The upstairs gallery of the Muscarelle Museum of Art was crowded with students, faculty and local citizens this past Thursday evening. All had come to hear renowned photojournalist Paul Taggart speak about his work and experiences in the Middle East and Africa from 2002-2008.
Taking a seat, I tried to pick out the speaker, whom I’d envisioned as middle-aged and sporting a khaki, pocketed vest. Thus, I was rather surprised when a thin, twenty-something guy in a baseball cap and glasses, (whom I’d assumed was a William and Mary student) was introduced as Paul Taggart.
In a small gallery on the first floor of the museum, Taggart’s photographs hung on strikingly bright red walls. They show scenes of destroyed homes and cities, devastated families and landscapes; African children with bellies bloated from starvation, an Iraqi boy with a scar running the length of his abdomen, another boy in a waiting room with bandages covering his amputated legs.
These photographs, Taggart explained, were taken from stories and series he has done over a period of a few years in Iraq, Lebanon, the Congo, Liberia, and Tanzania. The pictures are not much larger than a standard 8x10 print, but the scenes are certainly evocative; they accomplished their journalistic goal of making the viewer desperate to know the story behind each disturbing image.

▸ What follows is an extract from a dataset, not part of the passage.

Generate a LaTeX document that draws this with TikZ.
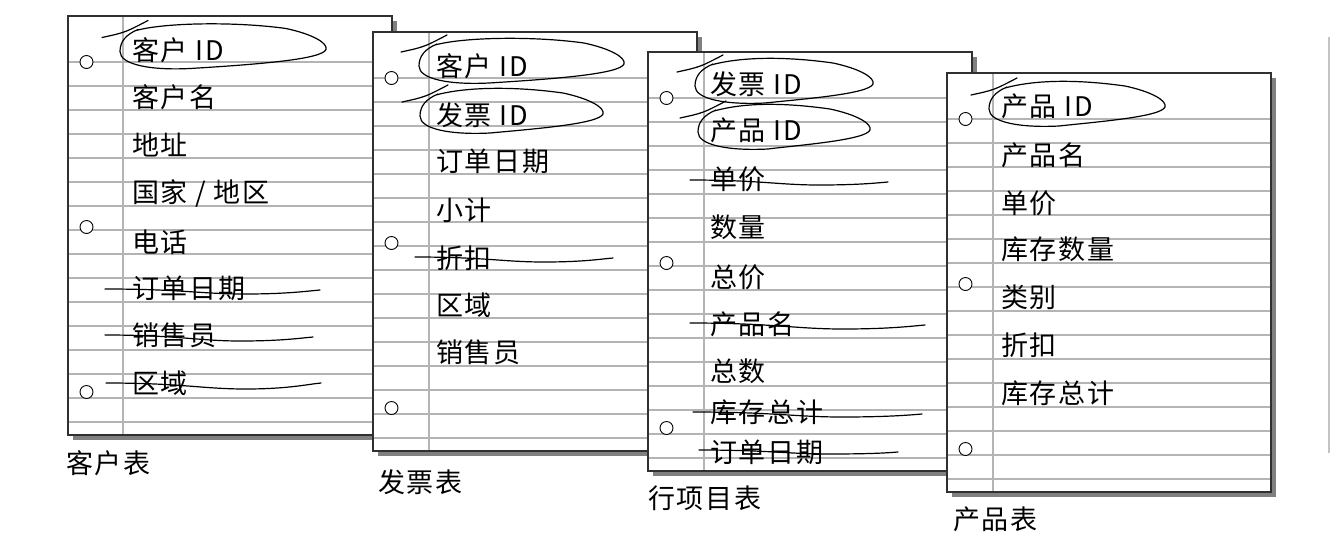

Some of the pieces included in the Muscarelle exhibition, organized by AMP, can be viewed at http://www.paultaggart.com/index.html.
The best part of the evening however, was not the small collection of prints framed in the gallery, but the presentation Taggart gave of his work. In addition to showing many more photographs on a projector screen, Taggart described what his job entails and told the stories behind the most alarming and saddening shots.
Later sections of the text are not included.